I know what you're saying. "Hang on, Secret Dead Blog... that doesn't look a thing like Ken Bruen." You may also be saying, "And they say his name is Joe Ratzinger, or something. What gives?"
Wise up, yo. You think Ken will be able to run the Catholic Church and still do various signings and readings at mystery bookshops around the world? No way. The minute he sits down behind a table, he'll be swarmed by people looking for absolution, advice, the healing light of Christ, blah blah blah, and of course, to sign their shopping bag full of Jack Taylor novels. It'll never work.
So Ken has adopted a pseudonym. Clever one, too. "Joe" is a classic workaday American name (we all know about Ken's weird fondness for the U.S.); kind of an "Average Joe" among Popes, if you will. And Ratzinger is the tough private eye in the ultra-obscure Gold Medal classic, You Crossed the Wrong Man, Buddy Boy, which Ken has often cited as the hardboiled novel that inspired him to pick up the pen in the first place.

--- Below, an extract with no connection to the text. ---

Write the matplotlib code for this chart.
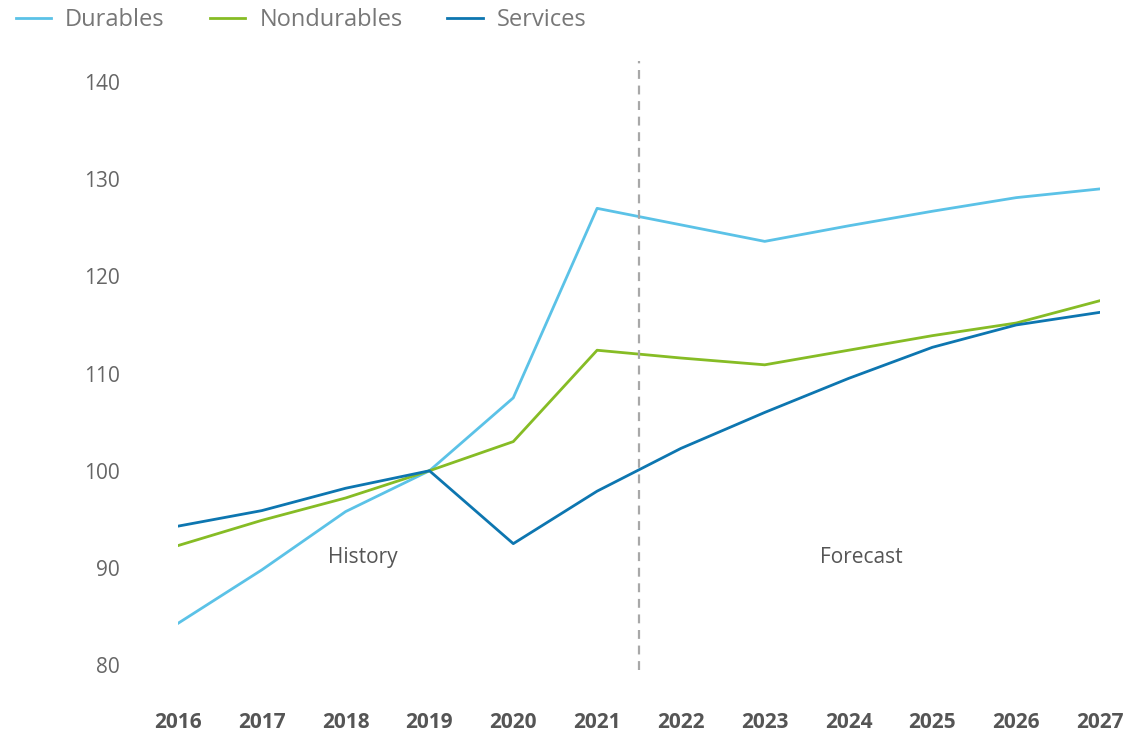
import numpy as np
import matplotlib.pyplot as plt

years = [2016, 2017, 2018, 2019, 2020, 2021, 2022, 2023, 2024, 2025, 2026, 2027]
durables = [84.3, 89.8, 95.8, 100.0, 107.5, 127.0, 125.3, 123.6, 125.2, 126.7, 128.1, 129.0]
nondurables = [92.3, 94.9, 97.2, 100.0, 103.0, 112.4, 111.6, 110.9, 112.4, 113.9, 115.2, 117.5]
services = [94.3, 95.9, 98.2, 100.0, 92.5, 97.9, 102.3, 106.0, 109.5, 112.7, 115.0, 116.3]
yticks = [80, 90, 100, 110, 120, 130, 140]

plt.rcParams['font.family'] = ['Open Sans', 'DejaVu Sans']

fig = plt.figure(figsize=(11.25, 7.32), dpi=100)
# axes placed in pixel terms of the reference
ax = fig.add_axes([178 / 1125, 1 - 670 / 732, (1100 - 178) / 1125, (670 - 60.6) / 732])

ax.plot(years, durables, color='#5bc2e7', lw=2.0, label='Durables')
ax.plot(years, nondurables, color='#86bc25', lw=2.0, label='Nondurables')
ax.plot(years, services, color='#0d76b0', lw=2.0, label='Services')

ax.axvline(2021.5, color='#a8a8a8', lw=1.6, ls=(0, (4, 3)))
ax.text(2018.2, 91.1, 'History', fontsize=15, color='#555555', ha='center', va='center')
ax.text(2024.15, 91.1, 'Forecast', fontsize=15, color='#555555', ha='center', va='center')

ax.set_xlim(2016, 2027)
ax.set_ylim(79.5, 142.2)
ax.set_xticks(years)
ax.set_yticks(yticks)
ax.set_xticklabels([str(y) for y in years], fontsize=15, fontweight='bold', color='#555555')
ax.set_yticklabels([str(v) for v in yticks], fontsize=15, color='#666666')
ax.tick_params(axis='x', length=0, pad=30)
ax.tick_params(axis='y', length=0, pad=42)
for s in ax.spines.values():
    s.set_visible(False)

h, l = ax.get_legend_handles_labels()
fig.legend(h, l, loc='upper left', bbox_to_anchor=(-0.005, 1.018), ncol=3, frameon=False,
           fontsize=17, handlelength=1.5, handletextpad=0.6, columnspacing=1.9,
           labelcolor='#777777')

fig.savefig('out.png', dpi=100)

"Benedict XVI" is also an inspired choice for a holy name. The "16" is an obvious reference to the number of crime novels he's written upon being elected Pope; Benedict is a reference to colonial-era turncoat Benedict Arnold, the ultimate American rebel. It's all so Ken.
To further disguise himself, Ken will wear a skin-tight "fat suit" whenever making appearances as Pope. But look at that gray hair. The sparkle in his eye. Definitely Ken. If you don't see it, you're not fit to kiss his Papal ring.
So blessings and good cheers to the new Pope. Best of all: things dry up at B-Con this year, we'll know who to tap to turn you-know-what into Jameson.